§ **PROBLEM DESCRIPTION**
In the records below, find the line containing "Emit a Python" and the line containing "plt.rcParams['font.family'] = ['Noto". Give again exactly those lines and every line between them, omitting the pictures.

§ **DATA EXCERPTS**
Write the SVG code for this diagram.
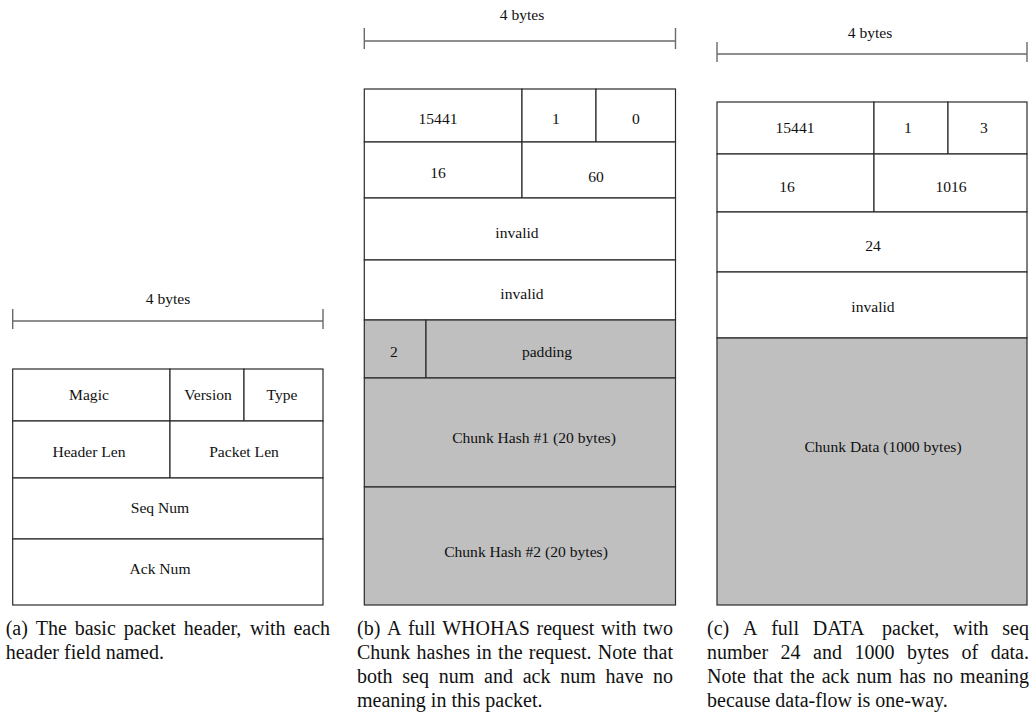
<svg xmlns="http://www.w3.org/2000/svg" width="1036" height="719" viewBox="0 0 1036 719">
<style>
  .cell { fill: #ffffff; stroke: #2a2a2a; stroke-width: 1.2; }
  .shade { fill: #bfbfbf; stroke: #2a2a2a; stroke-width: 1.2; }
  .lbl { font-family: "Liberation Serif", "Times New Roman", serif; font-size: 15.6px; fill: #111; text-anchor: middle; }
  .bar { stroke: #6a6a6a; stroke-width: 1.4; fill: none; }
  .cap { font-family: "Liberation Serif", "Times New Roman", serif; font-size: 20px; fill: #111; }
</style>
<rect width="1036" height="719" fill="#ffffff"/>

<g id="dimension-bars">
  <g id="bar-a">
    <path class="bar" d="M12.7 321 H323 M12.7 309 V329 M323 309 V329"/>
    <text class="lbl" x="168" y="304">4 bytes</text>
  </g>
  <g id="bar-b">
    <path class="bar" d="M364.3 41 H675.5 M364.3 28 V49 M675.5 28 V49"/>
    <text class="lbl" x="522" y="19.5">4 bytes</text>
  </g>
  <g id="bar-c">
    <path class="bar" d="M717 54 H1027 M717 42 V62 M1027 42 V62"/>
    <text class="lbl" x="870" y="37.5">4 bytes</text>
  </g>
</g>

<g id="packet-a">
  <g id="a-magic"><rect class="cell" x="12.7" y="369" width="157.3" height="52"/><text class="lbl" x="89" y="400">Magic</text></g>
  <g id="a-version"><rect class="cell" x="170" y="369" width="74" height="52"/><text class="lbl" x="208" y="400">Version</text></g>
  <g id="a-type"><rect class="cell" x="244" y="369" width="79" height="52"/><text class="lbl" x="282" y="400">Type</text></g>
  <g id="a-header-len"><rect class="cell" x="12.7" y="421" width="157.3" height="57"/><text class="lbl" x="89" y="457">Header Len</text></g>
  <g id="a-packet-len"><rect class="cell" x="170" y="421" width="153" height="57"/><text class="lbl" x="244" y="457">Packet Len</text></g>
  <g id="a-seq"><rect class="cell" x="12.7" y="478" width="310.3" height="61"/><text class="lbl" x="160" y="513">Seq Num</text></g>
  <g id="a-ack"><rect class="cell" x="12.7" y="539" width="310.3" height="66"/><text class="lbl" x="160" y="574">Ack Num</text></g>
</g>

<g id="packet-b">
  <g id="b-magic"><rect class="cell" x="364.3" y="89" width="157.7" height="53"/><text class="lbl" x="438" y="124">15441</text></g>
  <g id="b-version"><rect class="cell" x="522" y="89" width="74" height="53"/><text class="lbl" x="556" y="124">1</text></g>
  <g id="b-type"><rect class="cell" x="596" y="89" width="79.5" height="53"/><text class="lbl" x="636" y="124">0</text></g>
  <g id="b-header-len"><rect class="cell" x="364.3" y="142" width="157.7" height="56"/><text class="lbl" x="438" y="177.5">16</text></g>
  <g id="b-packet-len"><rect class="cell" x="522" y="142" width="153.5" height="56"/><text class="lbl" x="596" y="181.5">60</text></g>
  <g id="b-seq"><rect class="cell" x="364.3" y="198" width="311.2" height="62"/><text class="lbl" x="517" y="238">invalid</text></g>
  <g id="b-ack"><rect class="cell" x="364.3" y="260" width="311.2" height="60"/><text class="lbl" x="522" y="299">invalid</text></g>
  <g id="b-count"><rect class="shade" x="364.3" y="320" width="61.7" height="58"/><text class="lbl" x="394" y="357">2</text></g>
  <g id="b-padding"><rect class="shade" x="426" y="320" width="249.5" height="58"/><text class="lbl" x="547" y="357">padding</text></g>
  <g id="b-hash1"><rect class="shade" x="364.3" y="378" width="311.2" height="109"/><text class="lbl" x="534" y="443">Chunk Hash #1 (20 bytes)</text></g>
  <g id="b-hash2"><rect class="shade" x="364.3" y="487" width="311.2" height="118"/><text class="lbl" x="526" y="557">Chunk Hash #2 (20 bytes)</text></g>
</g>

<g id="packet-c">
  <g id="c-magic"><rect class="cell" x="717" y="102" width="157" height="52"/><text class="lbl" x="795" y="133">15441</text></g>
  <g id="c-version"><rect class="cell" x="874" y="102" width="74" height="52"/><text class="lbl" x="908" y="133">1</text></g>
  <g id="c-type"><rect class="cell" x="948" y="102" width="79" height="52"/><text class="lbl" x="984" y="133">3</text></g>
  <g id="c-header-len"><rect class="cell" x="717" y="154" width="157" height="58"/><text class="lbl" x="787" y="192">16</text></g>
  <g id="c-packet-len"><rect class="cell" x="874" y="154" width="153" height="58"/><text class="lbl" x="951" y="192">1016</text></g>
  <g id="c-seq"><rect class="cell" x="717" y="212" width="310" height="60"/><text class="lbl" x="873" y="251">24</text></g>
  <g id="c-ack"><rect class="cell" x="717" y="272" width="310" height="66"/><text class="lbl" x="873" y="312">invalid</text></g>
  <g id="c-data"><rect class="shade" x="717" y="338" width="310" height="267"/><text class="lbl" x="883" y="452">Chunk Data (1000 bytes)</text></g>
</g>

<g id="captions">
  <g id="caption-a">
    <text class="cap" y="635"><tspan x="5.7">(a)</tspan><tspan x="35.8">The</tspan><tspan x="74.7">basic</tspan><tspan x="123.7">packet</tspan><tspan x="183.8">header,</tspan><tspan x="250">with</tspan><tspan x="293.4">each</tspan></text>
    <text class="cap" x="5.7" y="659">header field named.</text>
  </g>
  <g id="caption-b">
    <text class="cap" y="635"><tspan x="357">(b)</tspan><tspan x="386.9">A</tspan><tspan x="407.9">full</tspan><tspan x="442.2">WHOHAS</tspan><tspan x="536.5">request</tspan><tspan x="600.9">with</tspan><tspan x="643">two</tspan></text>
    <text class="cap" y="659"><tspan x="357">Chunk</tspan><tspan x="416.6">hashes</tspan><tspan x="476.2">in</tspan><tspan x="498.1">the</tspan><tspan x="528.8">request.</tspan><tspan x="597.8">Note</tspan><tspan x="643">that</tspan></text>
    <text class="cap" y="683"><tspan x="357">both</tspan><tspan x="402.3">seq</tspan><tspan x="438.7">num</tspan><tspan x="484">and</tspan><tspan x="522.7">ack</tspan><tspan x="560.2">num</tspan><tspan x="605.5">have</tspan><tspan x="653">no</tspan></text>
    <text class="cap" x="357" y="706.5">meaning in this packet.</text>
  </g>
  <g id="caption-c">
    <text class="cap" y="635"><tspan x="707">(c)</tspan><tspan x="743">A</tspan><tspan x="771.2">full</tspan><tspan x="812.7">DATA</tspan><tspan x="882">packet,</tspan><tspan x="953">with</tspan><tspan x="1002.3">seq</tspan></text>
    <text class="cap" y="659"><tspan x="707">number</tspan><tspan x="780.6">24</tspan><tspan x="813">and</tspan><tspan x="854.4">1000</tspan><tspan x="906.9">bytes</tspan><tspan x="961.6">of</tspan><tspan x="990.7">data.</tspan></text>
    <text class="cap" y="683"><tspan x="707">Note</tspan><tspan x="753">that</tspan><tspan x="790.1">the</tspan><tspan x="821.7">ack</tspan><tspan x="856.6">num</tspan><tspan x="899.2">has</tspan><tspan x="933">no</tspan><tspan x="960.1">meaning</tspan></text>
    <text class="cap" x="707" y="706.5">because data-flow is one-way.</text>
  </g>
</g>
</svg>
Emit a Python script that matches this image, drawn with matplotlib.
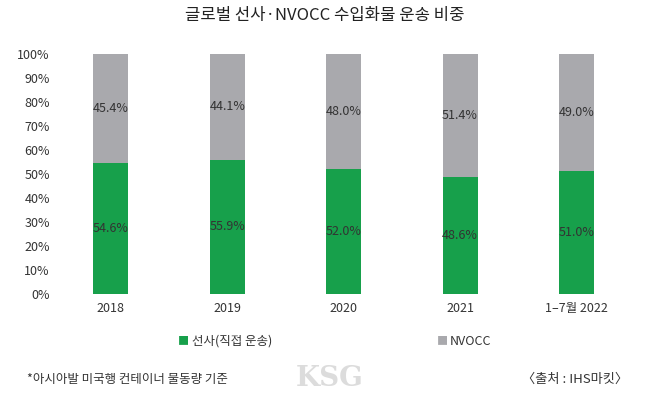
import numpy as np
import matplotlib.pyplot as plt

plt.rcParams['font.family'] = ['Noto Sans CJK KR', 'DejaVu Sans']

# data
years = ["2018", "2019", "2020", "2021", "1–7월 2022"]
carrier = [54.6, 55.9, 52.0, 48.6, 51.0]
nvocc = [45.4, 44.1, 48.0, 51.4, 49.0]
series_names = ["선사(직접 운송)", "NVOCC"]

green = "#17a04b"
gray = "#a9a9ad"
text_col = "#333333"

fig = plt.figure(figsize=(6.49, 3.96), dpi=100)
ax = fig.add_axes([0.081, 0.2576, 0.897, 0.607])

x = np.arange(len(years))
ax.bar(x, carrier, width=0.3, color=green, label=series_names[0])
ax.bar(x, nvocc, width=0.3, bottom=carrier, color=gray, label=series_names[1])

for i in range(len(years)):
    ax.text(x[i], carrier[i] / 2, "{:.1f}%".format(carrier[i]), ha="center", va="center",
            fontsize=9, color=text_col)
    ax.text(x[i], carrier[i] + nvocc[i] / 2, "{:.1f}%".format(nvocc[i]), ha="center", va="center",
            fontsize=9, color=text_col)

ax.set_xlim(-0.5, len(years) - 0.5)
ax.set_ylim(0, 100)
ax.set_yticks(np.arange(0, 101, 10))
ax.set_yticklabels(["{}%".format(v) for v in range(0, 101, 10)])
ax.set_xticks(x)
ax.set_xticklabels(years)
ax.tick_params(axis="both", length=0, labelsize=9, colors=text_col)
ax.tick_params(axis="y", pad=2)
ax.tick_params(axis="x", pad=6)
for s in ax.spines.values():
    s.set_visible(False)

fig.text(0.5, 0.962, "글로벌 선사·NVOCC 수입화물 운송 비중", ha="center", va="center",
         fontsize=12, color="#222222")

# legend
fig.text(0.274, 0.138, "■", ha="left", va="center", fontsize=8, color=green)
fig.text(0.296, 0.138, series_names[0], ha="left", va="center", fontsize=9, color=text_col)
fig.text(0.673, 0.138, "■", ha="left", va="center", fontsize=8, color=gray)
fig.text(0.693, 0.138, series_names[1], ha="left", va="center", fontsize=9, color=text_col)

# footer
fig.text(0.041, 0.042, "*아시아발 미국행 컨테이너 물동량 기준", ha="left", va="center",
         fontsize=9, color=text_col)
fig.text(0.968, 0.042, "〈출처 : IHS마킷〉", ha="right", va="center",
         fontsize=9.5, color=text_col)
fig.text(0.508, 0.045, "KSG", ha="center", va="center", fontsize=20, color="#dcdcdc",
         family="DejaVu Serif", fontweight="bold")

fig.savefig("out.png", dpi=100)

§ **OUTPUT OF THE EXERCISE**
Emit a Python script that matches this image, drawn with matplotlib.
import numpy as np
import matplotlib.pyplot as plt

plt.rcParams['font.family'] = ['Noto Sans CJK KR', 'DejaVu Sans']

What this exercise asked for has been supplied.